Sometimes I think it’s easy for us to forget that, not so long ago, Niagara-on-the-Lake was a quiet little town surrounded by farms and orchards. Vineyards were a rarity and grapes were associated with jam, not wine.

I was reminded of this fact recently when a life-long resident of the town stopped by our Centre Street project to have a chat and check on our progress. He had been a childhood acquaintance of Trudy Roberts, whose parents owned the house in the 1950s, and he recalled those days fondly. During our conversation, he mentioned Centre Street was then still a gravel road and, just across Mississagua Street, he remembered an old barn that had survived until well into the 1960s.

“The town was a pretty sleepy place,” he said. “Before the Shaw and the wineries, we were just a bit of a backwater. Oh, we had some Yankees that would come up during the summer, but most of the time you’d only see faces that you knew. It was a good place to grow up in.”

His comments turned my mind back to my first visit to Niagara-on-the-Lake in the early 1970s.

After retirement, my aunt and uncle had purchased an American Foursquare on Mary Street as their “forever” home and proceeded to restore and renovate it in a fashion that would encompass my aunt’s diminishing eyesight. While my uncle made significant contributions to both the Friends of Fort George and the Niagara-on-the-Lake Museum, my aunt (a gourmet chef) devoted her time supporting St. Mark’s Church and creating gastronomic experiences twinned to the early Niagara wines.    

I so clearly recall that first visit to Niagara-on-the-Lake.

It was like visiting a microcosm caught in time. All that Ontario had lost, in the drive to modernize the urban landscapes, had survived in this town. While there were a couple of small gaps from an architectural style perspective (Richardson Romanesque and Italianate), among Old Town, St.

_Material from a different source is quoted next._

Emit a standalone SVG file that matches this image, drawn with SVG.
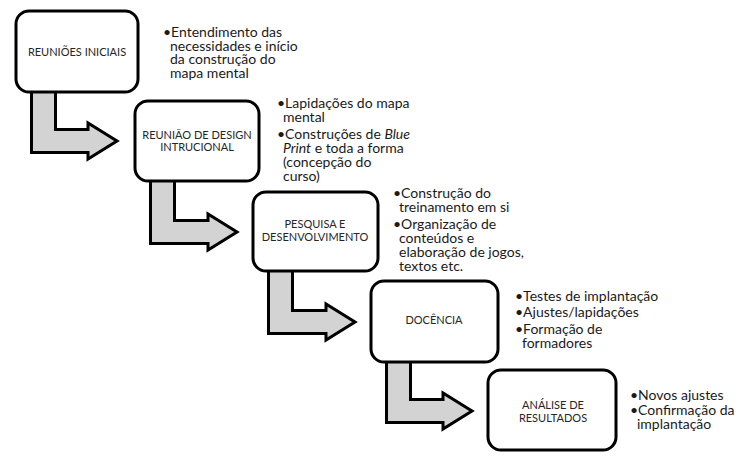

Davids, Queenston, Virgil and the lands between, Niagara-on-the-Lake represented a virtual treasure-trove of Canadian architectural history.

Fifty years later, we live in a threatened heritage landscape. Developers populate the town with bland, non-descript homes, significant architectural statements are compromised by questionable additions, Smart Centre-inspired commercial builds are popping up along Niagara Stone Road and historic farmhouses (and barns) are abandoned to lapse into disrepair.

I say again, it is passed time for clear, unequivocal architectural and heritage guidelines for the entire Town of Niagara-on-the-Lake.